Well then maybe they should prove it?

I don't get the question, do you think the critics of Facebook critics are all tied to Soros or something?

You could say "What if it's true" about anything... that doesn't mean anything.

"do you think the critics of Facebook critics are all tied to Soros"

No, I didn't even suggest that.

But if Soros is actively funding FB criticism or litigation, then exposing that is definitely fair game.

What is fair game? And why? Just because you said it might be true? But then deny you're saying it is true?

I'm not following.

It seems your idea of what is 'fair game' or what happened and what Facebook's hired PR firm actually did are totally disconnected...

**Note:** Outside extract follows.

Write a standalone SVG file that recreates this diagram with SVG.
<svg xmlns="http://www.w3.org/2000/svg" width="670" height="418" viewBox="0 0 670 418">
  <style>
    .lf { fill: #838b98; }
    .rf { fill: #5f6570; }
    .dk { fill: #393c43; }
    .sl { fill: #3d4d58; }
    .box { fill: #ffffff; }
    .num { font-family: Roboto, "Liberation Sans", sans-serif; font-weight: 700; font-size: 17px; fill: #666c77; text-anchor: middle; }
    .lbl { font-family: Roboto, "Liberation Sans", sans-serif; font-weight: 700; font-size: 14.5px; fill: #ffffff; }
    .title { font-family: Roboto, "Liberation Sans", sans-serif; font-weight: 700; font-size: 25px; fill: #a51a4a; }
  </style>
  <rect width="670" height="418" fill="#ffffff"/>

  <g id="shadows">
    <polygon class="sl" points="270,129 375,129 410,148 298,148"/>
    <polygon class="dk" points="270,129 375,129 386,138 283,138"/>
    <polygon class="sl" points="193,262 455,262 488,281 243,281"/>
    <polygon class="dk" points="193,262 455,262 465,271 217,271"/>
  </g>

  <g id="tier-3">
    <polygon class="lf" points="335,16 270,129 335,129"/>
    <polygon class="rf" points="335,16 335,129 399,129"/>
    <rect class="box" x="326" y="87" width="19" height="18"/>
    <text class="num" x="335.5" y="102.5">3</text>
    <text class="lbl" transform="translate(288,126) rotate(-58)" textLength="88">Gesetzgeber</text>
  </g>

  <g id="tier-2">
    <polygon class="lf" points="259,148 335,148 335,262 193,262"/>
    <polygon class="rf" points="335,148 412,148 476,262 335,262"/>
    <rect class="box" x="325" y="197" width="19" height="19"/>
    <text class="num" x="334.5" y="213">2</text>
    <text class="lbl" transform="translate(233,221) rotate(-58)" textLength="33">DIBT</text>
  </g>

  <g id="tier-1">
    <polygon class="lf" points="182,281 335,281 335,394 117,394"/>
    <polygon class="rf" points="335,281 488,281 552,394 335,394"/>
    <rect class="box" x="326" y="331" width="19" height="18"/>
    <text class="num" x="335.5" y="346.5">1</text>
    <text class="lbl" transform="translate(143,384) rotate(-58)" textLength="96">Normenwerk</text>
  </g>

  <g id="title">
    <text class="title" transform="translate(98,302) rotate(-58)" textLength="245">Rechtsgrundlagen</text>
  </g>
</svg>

It's 'fair game' to expose who is funding which political or public activities, because it would be the truth.

Were it done by a journalist, it would be called 'journalism', for example.

Soros is funding individuals behind the group 'Freedom from Facebook' - it's perfectly reasonable for Facebook to highlight that fact.

Now I don't know all the details behind the game, but exposing the financial agents of those attacking you (or anyone else) is perfectly reasonable.

Honestly your own posts seem like a disinformation campaign.

Vague phrases like 'fair game' and 'what if its true' and lies like 'they're not allowed to prove it' seem to legitimize anything Facebook did without actually talking about WHAT they did and then you drop truthy goalpost moving tidbits here or there about related... and yet not entirely on point as to Facebook's actual actions.

https://www.nytimes.com/2018/11/29/technology/george-soros-f...

They're not allowed to prove it. It's a scandal that they are even asking the question - someone was fired for it.